For most of the country, that old adage “a man’s home is his castle” rings oh-so-true. Even after racking up a few years of partying (“Hey, even Mom and Dad were crazy back in the day, amirite?”), a typical citizen settles down and focuses on that ultimate life goal of having a mortgage, a roof over his head, top-notch vinyl siding, a backyard swing, a mailbox with his name on it, neighbors to whom to present fruitcakes—in short, home sweet home. Not so for your average hipster. For one, she lacks the funds and foresight to occupy a truly stellar abode, and, two, living in squalor is just more romantic.
Let’s begin by painting a vivid picture of the average hipster’s neighborhood, which is most often a not-yet-fully gentrified locale, i.e., it remains “real.” In New York, those districts include far-flung spots in Brooklyn such as Bushwick or Bed-Stuy. You know how in
A Tree Grows in Brooklyn
, the immigrant grandmother character is all about owning land as a way of cementing her place as a true-blue American? Times have changed. Although those immigrants are still living in Brooklyn (in cultural enclaves that they admirably, steadfastly occupy despite the chilling tides of cultural annihilation), they now share the sidewalks and city blocks with a bunch of weirdly clothed arty kids who roam the streets at all hours of the night, peeing on cars and sounding their barbaric yelps to the rooftops. In a sense, hipsters seek out these locales as a way of existing on the margins, living amongst those who have not been truly, fully assimilated into the apple-pie-flavored, BBQ-smoke-laced, morbidly obese American Dream.
Figure 7
: Hipster Density Map
a. A neighborhood with a Polish bar where only locals hang, one bodega and a taco restaurant.

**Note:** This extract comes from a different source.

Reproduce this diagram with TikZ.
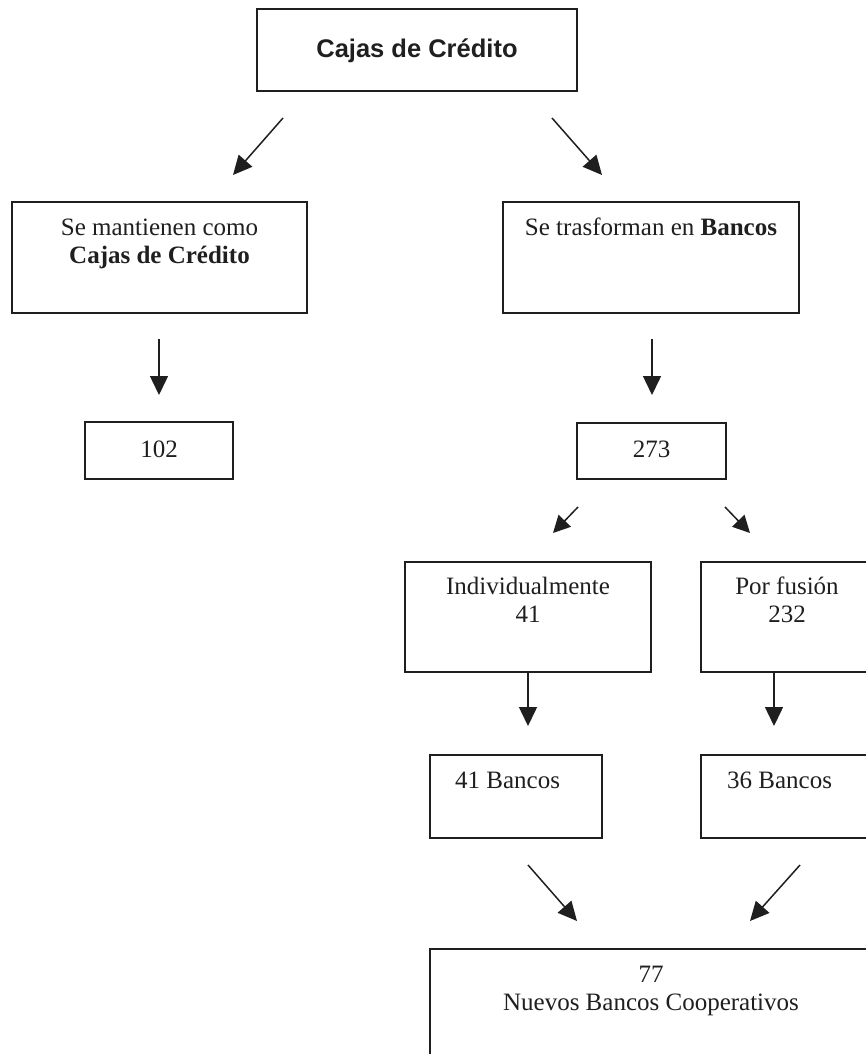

b. A neighborhood with a Polish bar where locals hang early in the evening (leaving it open for late-night revelry), three bodegas (one with a selection of organic food, one with an array of breakfast cereals and one with soap and stuff), a liquor store and a used bookstore with an amiable bookshop cat.
c. A neighborhood where there’s a central street replete with bars, cafés, bookstores, record shops, boutiques and a single New York Muffin.
d. Anywhere with a Borders.
In addition, these areas often have a relatively low real estate value, as they are located off of undesirable train lines and are regularly featured in the local police blotter. Consequently, apartments are often on the “rustic” side, lacking amenities such as functional bathtub drains, proper heating and cooling systems, and bathroom sinks. However, they do boast mice, roaches and superintendents who make their pocket money via an S&M dungeon run out of the basement of their tenants’ building. While these living situations are far from ideal, the hipster lacks the capital to secure anything better, and seeing as how she most likely labors in an artistic field that renders her completely unable to retain excess funds
(Hey, a girl’s gotta drink—er, paint…)
, she will never be able to stow away enough cash to relocate to a more domesticated living space.